CIVILFORFEITURE: Legislators are taking steps to reform Michigan’s civil asset forfeiture laws that civil liberties advocates say encourage abuse by law enforcement and infringe on the rights of Michiganders. House Speaker Kevin Cotter says the current law is a reversal of the presumption of innocence and lacks transparency. Critics say many departments aggressively seize assets to bolster tight budgets, although this issue isn’t addressed by the proposed legislation. With comment from lawmakers, the director of the Michigan State Police, and the ACLU. By Caitlin McArthur. FOR ALL POINTS.
WRONGFULCONVICTIONS: Thirty states across the country offer compensation for those who can prove their innocence after spending time in prison for a crime they didn’t commit. Michigan is not one of those states. Legislation recently introduced attempts to change this. We speak to the legislation’s sponsors and wrongful conviction advocates and learn more about this legislative push. FOR LANSING CITY PULSE, GRAND RAPIDS BUSINESS, TRAVERSE CITY, MANISTEE, MUSKEGON, BIG RAPIDS & ALL POINTS.

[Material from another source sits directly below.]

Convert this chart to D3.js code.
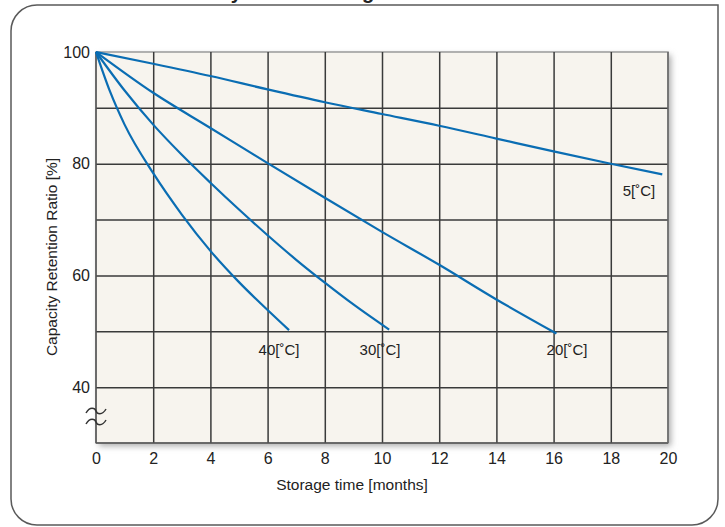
<!DOCTYPE html>
<html>
<head>
<meta charset="utf-8">
<script src="https://cdn.jsdelivr.net/npm/d3@7"></script>
<style>
  body { margin: 0; background: #fff; }
  svg { display: block; font-family: "Liberation Sans", Arial, sans-serif; }
</style>
</head>
<body>
<div id="chart"></div>
<script>
// storage time in months, capacity retention in %
var months5 = [0, 2, 4, 6, 8, 10, 12, 14, 16, 18, 19.8];
var ratio5 = [100, 97.9, 95.7, 93.3, 91, 88.9, 86.8, 84.5, 82.2, 80, 78.1];
var months20 = [0, 2, 4, 6, 8, 10, 12, 14, 16.1];
var ratio20 = [100, 92.7, 86.4, 80.1, 73.9, 67.8, 61.9, 55.7, 49.6];
var months30 = [0, 1, 2, 3, 4, 5, 6, 7, 8, 9, 10.25];
var ratio30 = [100, 93.1, 87, 81.6, 76.6, 71.8, 67.2, 62.8, 58.7, 54.8, 50.3];
var months40 = [0, 0.5, 1, 2, 3, 4, 5, 6, 6.75];
var ratio40 = [100, 92.8, 87, 78.3, 70.9, 64.4, 58.8, 53.8, 50.2];

var seriesNames = ["5[˚C]", "20[˚C]", "30[˚C]", "40[˚C]"];
var xTicks = [0, 2, 4, 6, 8, 10, 12, 14, 16, 18, 20];
var yTicks = [40, 60, 80, 100];
var yGrid = [40, 50, 60, 70, 80, 90];

var width = 725, height = 527;
var plotL = 96, plotR = 668, plotT = 52, plotB = 443;

var x = d3.scaleLinear().domain([0, 20]).range([plotL, plotR]);
var y = d3.scaleLinear().domain([30, 100]).range([plotB, plotT]);

var svg = d3.select("#chart").append("svg")
  .attr("width", width)
  .attr("height", height);

var defs = svg.append("defs");
var blur = defs.append("filter").attr("id", "shadow")
  .attr("x", "-5%").attr("y", "-5%").attr("width", "115%").attr("height", "115%");
blur.append("feGaussianBlur").attr("stdDeviation", 3);

// frame with three rounded corners
var r = 26, bx0 = 11, by0 = 5, bx1 = 718, by1 = 525;
svg.append("path")
  .attr("d", "M" + (bx0 + r) + "," + by0 + " H" + bx1 + " V" + (by1 - r) +
    " A" + r + "," + r + " 0 0 1 " + (bx1 - r) + "," + by1 +
    " H" + (bx0 + r) + " A" + r + "," + r + " 0 0 1 " + bx0 + "," + (by1 - r) +
    " V" + (by0 + r) + " A" + r + "," + r + " 0 0 1 " + (bx0 + r) + "," + by0 + " Z")
  .attr("fill", "#fff")
  .attr("stroke", "#5a5a5a")
  .attr("stroke-width", 1.5);

// title, mostly above the picture
svg.append("text")
  .attr("x", 173).attr("y", -1)
  .attr("font-size", 20).attr("font-weight", "bold").attr("fill", "#222")
  .text("Battery Self-discharge Characteristics");

// plot area with soft shadow
svg.append("rect")
  .attr("x", plotL + 3).attr("y", plotT + 3)
  .attr("width", plotR - plotL).attr("height", plotB - plotT)
  .attr("fill", "#aaa").attr("filter", "url(#shadow)");
svg.append("rect")
  .attr("x", plotL).attr("y", plotT)
  .attr("width", plotR - plotL).attr("height", plotB - plotT)
  .attr("fill", "#f7f4ee")
  .attr("stroke", "#9a9a9a").attr("stroke-width", 1.5);

// grid
svg.append("g").attr("class", "grid")
  .attr("transform", "translate(0," + plotB + ")")
  .call(d3.axisBottom(x).tickValues(xTicks.slice(1, -1)).tickSize(-(plotB - plotT)).tickFormat(""))
  .call(function(g) { g.select(".domain").remove(); });
svg.append("g").attr("class", "grid")
  .attr("transform", "translate(" + plotL + ",0)")
  .call(d3.axisLeft(y).tickValues(yGrid).tickSize(-(plotR - plotL)).tickFormat(""))
  .call(function(g) { g.select(".domain").remove(); });
svg.selectAll(".grid line").attr("stroke", "#3a3a3a").attr("stroke-width", 1.5);

// border lines on top of grid
svg.append("line").attr("x1", plotL).attr("x2", plotL).attr("y1", plotT).attr("y2", plotB)
  .attr("stroke", "#555").attr("stroke-width", 1.5);
svg.append("line").attr("x1", plotL).attr("x2", plotR).attr("y1", plotB).attr("y2", plotB)
  .attr("stroke", "#555").attr("stroke-width", 1.5);
svg.append("line").attr("x1", plotR).attr("x2", plotR).attr("y1", plotT).attr("y2", plotB)
  .attr("stroke", "#666").attr("stroke-width", 1.5);

// tick labels
svg.append("g")
  .attr("transform", "translate(0," + plotB + ")")
  .call(d3.axisBottom(x).tickValues(xTicks).tickSize(0).tickPadding(10))
  .call(function(g) { g.select(".domain").remove(); })
  .selectAll("text").attr("font-size", 16).attr("fill", "#222")
  .attr("font-family", "'Liberation Sans', Arial, sans-serif");
svg.append("g")
  .attr("transform", "translate(" + plotL + ",0)")
  .call(d3.axisLeft(y).tickValues(yTicks).tickSize(0).tickPadding(6))
  .call(function(g) { g.select(".domain").remove(); })
  .selectAll("text").attr("font-size", 16).attr("fill", "#222")
  .attr("font-family", "'Liberation Sans', Arial, sans-serif");

// axis break
[411, 422].forEach(function(cy) {
  svg.append("path")
    .attr("d", "M" + (plotL - 10) + "," + (cy + 2) +
      " C" + (plotL - 6) + "," + (cy - 5) + " " + (plotL - 1) + "," + (cy - 3) + " " + plotL + "," + cy +
      " S" + (plotL + 6) + "," + (cy + 5) + " " + (plotL + 10) + "," + (cy - 2))
    .attr("fill", "none").attr("stroke", "#333").attr("stroke-width", 1.5);
});

// curves
var series = [
  { name: seriesNames[0], t: months5, v: ratio5, lx: 639, ly: 196 },
  { name: seriesNames[1], t: months20, v: ratio20, lx: 567, ly: 355 },
  { name: seriesNames[2], t: months30, v: ratio30, lx: 380, ly: 355 },
  { name: seriesNames[3], t: months40, v: ratio40, lx: 279, ly: 355 }
];

var line = d3.line()
  .x(function(d) { return x(d[0]); })
  .y(function(d) { return y(d[1]); })
  .curve(d3.curveMonotoneX);

series.forEach(function(s) {
  var pts = s.t.map(function(t, i) { return [t, s.v[i]]; });
  svg.append("path")
    .attr("d", line(pts))
    .attr("fill", "none")
    .attr("stroke", "#0a6db3")
    .attr("stroke-width", 2.2);
  svg.append("text")
    .attr("x", s.lx).attr("y", s.ly)
    .attr("text-anchor", "middle")
    .attr("font-size", 15).attr("fill", "#222")
    .text(s.name);
});

// axis titles
svg.append("text")
  .attr("x", 352).attr("y", 490)
  .attr("text-anchor", "middle")
  .attr("font-size", 15.5).attr("fill", "#222")
  .text("Storage time [months]");
svg.append("text")
  .attr("transform", "translate(57,257) rotate(-90)")
  .attr("text-anchor", "middle")
  .attr("font-size", 15.5).attr("fill", "#222")
  .text("Capacity Retention Ratio [%]");
</script>
</body>
</html>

SCHOOLSAFETY: State officials are pleased with the progress a new school safety program has made this year. The program allows students to submit confidential tips by text, email, or phone app for the first time in Michigan. Changes have been made to improve how Michigan State Police tip-collectors communicate with students and schools. We speak to the Cadillac Area Schools superintendent, the Michigan State Police and an inspector who oversees the program. By Elizabeth Ferguson. FOR LANSING CITY PULSE, CADILLAC & AND ALL POINTS.

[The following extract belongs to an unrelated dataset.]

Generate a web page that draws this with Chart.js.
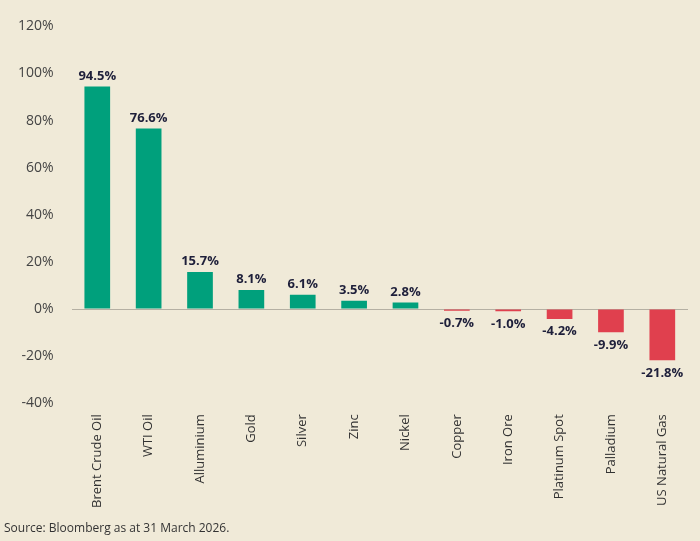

DETROITCOMEBACK: Detroit has been heralded as a comeback city after its release from emergency management and an increase in developments downtown. But some advocates are concerned that changes to the city that for many symbolizes Michigan’s fortunes are ignoring the large number of low-income residents. We talk to legislators, a Detroit writer, Gov. Rick Snyder, and multiple experts to explore the concerns surrounding Detroit’s evolution. By Cheyna Roth. FOR ALL POINTS.